> WHAT THIS TASK INVOLVES:
Without the images, write out the whole listing exactly.

> MATERIAL PROVIDED:
** begin **
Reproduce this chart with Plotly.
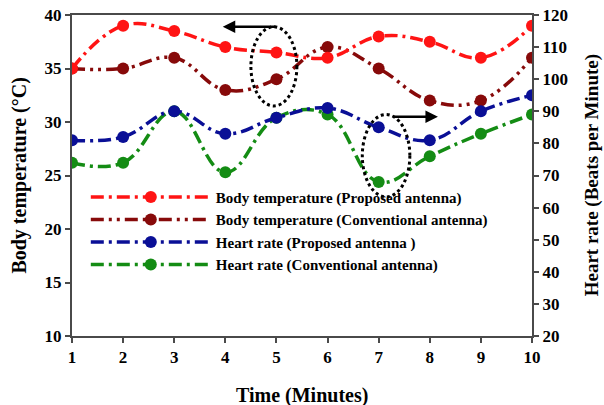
import plotly.graph_objects as go

minutes = [1, 2, 3, 4, 5, 6, 7, 8, 9, 10]

temp_proposed = [35, 39, 38.5, 37, 36.5, 36, 38, 37.5, 36, 39]
temp_conventional = [35, 35, 36, 33, 34, 37, 35, 32, 32, 36]
hr_proposed = [81, 82, 90, 83, 88, 91, 85, 81, 90, 95]
hr_conventional = [74, 74, 90, 71, 88, 89, 68, 76, 83, 89]

FONT = "Liberation Serif"

# (values, axis, legend label, colour, dash pattern, legend position)
# listed bottom-most layer first so the proposed-antenna curves sit on top
series = [
    (hr_conventional, "y2", "Heart rate (Conventional antenna)", "#148c14", "13px,5px,3px,5px", 4),
    (hr_proposed, "y2", "Heart rate (Proposed antenna )", "#0a0f96", "13px,5px,3px,5px", 3),
    (temp_conventional, "y", "Body temperature (Conventional antenna)", "#870a0a", "13px,5px,3px,5px,3px,5px", 2),
    (temp_proposed, "y", "Body temperature (Proposed antenna)", "#ff1414", "13px,5px,3px,5px", 1),
]

fig = go.Figure()
for vals, yax, name, col, dsh, rank in series:
    fig.add_trace(go.Scatter(
        x=minutes, y=vals, name=f"<b>{name}</b>", yaxis=yax, legendrank=rank,
        mode="lines+markers",
        line=dict(color=col, width=3.5, dash=dsh, shape="spline", smoothing=1.2),
        marker=dict(color=col, size=12),
    ))

axis_common = dict(
    showline=True, linecolor="#4a4a4a", linewidth=2,
    ticks="outside", ticklen=5, tickcolor="#4a4a4a", tickwidth=2,
    showgrid=False, zeroline=False, automargin=False,
    tickfont=dict(family=FONT, size=17, color="black", weight="bold"),
)
title_font = dict(family=FONT, size=20, color="black")

fig.update_layout(
    width=604, height=405,
    margin=dict(l=72, r=72, t=15, b=69),
    paper_bgcolor="white", plot_bgcolor="white",
    font=dict(family=FONT, color="black"),
    xaxis=dict(range=[1, 10], tickvals=minutes, mirror=True, **axis_common),
    yaxis=dict(range=[10, 40], dtick=5, **axis_common),
    yaxis2=dict(range=[20, 120], dtick=10, overlaying="y", side="right", **axis_common),
    legend=dict(
        x=0.03, y=0.484, xanchor="left", yanchor="top",
        bgcolor="rgba(0,0,0,0)", borderwidth=0,
        font=dict(family=FONT, size=15, color="black", weight="bold"),
        itemwidth=120, traceorder="normal",
    ),
    showlegend=True,
)

# axis titles
fig.add_annotation(text="<b>Time (Minutes)</b>", xref="paper", yref="paper", x=0.5, y=-0.184,
                   showarrow=False, font=title_font, xanchor="center", yanchor="middle")
fig.add_annotation(text="<b>Body temperature (°C)</b>", xref="paper", yref="paper", x=-0.115, y=0.5,
                   showarrow=False, font=title_font, textangle=-90, xanchor="center", yanchor="middle")
fig.add_annotation(text="<b>Heart rate (Beats per Minute)</b>", xref="paper", yref="paper", x=1.13, y=0.5,
                   showarrow=False, font=dict(family=FONT, size=19, color="black"),
                   textangle=-90, xanchor="center", yanchor="middle")

# dotted rings around the minute 5 temperature pair and minute 7 heart-rate pair
fig.add_shape(type="circle", xref="x", yref="y", x0=4.5, x1=5.4, y0=31.5, y1=38.9,
              line=dict(color="black", width=3, dash="dot"))
fig.add_shape(type="circle", xref="x", yref="y", x0=6.68, x1=7.61, y0=23.0, y1=30.7,
              line=dict(color="black", width=3, dash="dot"))

# arrows pointing to the axis each ringed pair is read against
fig.add_annotation(x=3.95, y=38.9, ax=5.01, ay=38.9, xref="x", yref="y", axref="x", ayref="y",
                   text="", showarrow=True, arrowhead=2, arrowsize=1, arrowwidth=2.5, arrowcolor="black")
fig.add_annotation(x=8.16, y=30.5, ax=7.26, ay=30.5, xref="x", yref="y", axref="x", ayref="y",
                   text="", showarrow=True, arrowhead=2, arrowsize=1, arrowwidth=2.5, arrowcolor="black")

fig.write_html("out.html")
** end **
> ANSWER FOR THIS EXERCISE:
Reproduce this chart with Plotly.
import plotly.graph_objects as go

minutes = [1, 2, 3, 4, 5, 6, 7, 8, 9, 10]

temp_proposed = [35, 39, 38.5, 37, 36.5, 36, 38, 37.5, 36, 39]
temp_conventional = [35, 35, 36, 33, 34, 37, 35, 32, 32, 36]
hr_proposed = [81, 82, 90, 83, 88, 91, 85, 81, 90, 95]
hr_conventional = [74, 74, 90, 71, 88, 89, 68, 76, 83, 89]

FONT = "Liberation Serif"

# (values, axis, legend label, colour, dash pattern, legend position)
# listed bottom-most layer first so the proposed-antenna curves sit on top
series = [
    (hr_conventional, "y2", "Heart rate (Conventional antenna)", "#148c14", "13px,5px,3px,5px", 4),
    (hr_proposed, "y2", "Heart rate (Proposed antenna )", "#0a0f96", "13px,5px,3px,5px", 3),
    (temp_conventional, "y", "Body temperature (Conventional antenna)", "#870a0a", "13px,5px,3px,5px,3px,5px", 2),
    (temp_proposed, "y", "Body temperature (Proposed antenna)", "#ff1414", "13px,5px,3px,5px", 1),
]

fig = go.Figure()
for vals, yax, name, col, dsh, rank in series:
    fig.add_trace(go.Scatter(
        x=minutes, y=vals, name=f"<b>{name}</b>", yaxis=yax, legendrank=rank,
        mode="lines+markers",
        line=dict(color=col, width=3.5, dash=dsh, shape="spline", smoothing=1.2),
        marker=dict(color=col, size=12),
    ))

axis_common = dict(
    showline=True, linecolor="#4a4a4a", linewidth=2,
    ticks="outside", ticklen=5, tickcolor="#4a4a4a", tickwidth=2,
    showgrid=False, zeroline=False, automargin=False,
    tickfont=dict(family=FONT, size=17, color="black", weight="bold"),
)
title_font = dict(family=FONT, size=20, color="black")

fig.update_layout(
    width=604, height=405,
    margin=dict(l=72, r=72, t=15, b=69),
    paper_bgcolor="white", plot_bgcolor="white",
    font=dict(family=FONT, color="black"),
    xaxis=dict(range=[1, 10], tickvals=minutes, mirror=True, **axis_common),
    yaxis=dict(range=[10, 40], dtick=5, **axis_common),
    yaxis2=dict(range=[20, 120], dtick=10, overlaying="y", side="right", **axis_common),
    legend=dict(
        x=0.03, y=0.484, xanchor="left", yanchor="top",
        bgcolor="rgba(0,0,0,0)", borderwidth=0,
        font=dict(family=FONT, size=15, color="black", weight="bold"),
        itemwidth=120, traceorder="normal",
    ),
    showlegend=True,
)

# axis titles
fig.add_annotation(text="<b>Time (Minutes)</b>", xref="paper", yref="paper", x=0.5, y=-0.184,
                   showarrow=False, font=title_font, xanchor="center", yanchor="middle")
fig.add_annotation(text="<b>Body temperature (°C)</b>", xref="paper", yref="paper", x=-0.115, y=0.5,
                   showarrow=False, font=title_font, textangle=-90, xanchor="center", yanchor="middle")
fig.add_annotation(text="<b>Heart rate (Beats per Minute)</b>", xref="paper", yref="paper", x=1.13, y=0.5,
                   showarrow=False, font=dict(family=FONT, size=19, color="black"),
                   textangle=-90, xanchor="center", yanchor="middle")

# dotted rings around the minute 5 temperature pair and minute 7 heart-rate pair
fig.add_shape(type="circle", xref="x", yref="y", x0=4.5, x1=5.4, y0=31.5, y1=38.9,
              line=dict(color="black", width=3, dash="dot"))
fig.add_shape(type="circle", xref="x", yref="y", x0=6.68, x1=7.61, y0=23.0, y1=30.7,
              line=dict(color="black", width=3, dash="dot"))

# arrows pointing to the axis each ringed pair is read against
fig.add_annotation(x=3.95, y=38.9, ax=5.01, ay=38.9, xref="x", yref="y", axref="x", ayref="y",
                   text="", showarrow=True, arrowhead=2, arrowsize=1, arrowwidth=2.5, arrowcolor="black")
fig.add_annotation(x=8.16, y=30.5, ax=7.26, ay=30.5, xref="x", yref="y", axref="x", ayref="y",
                   text="", showarrow=True, arrowhead=2, arrowsize=1, arrowwidth=2.5, arrowcolor="black")

fig.write_html("out.html")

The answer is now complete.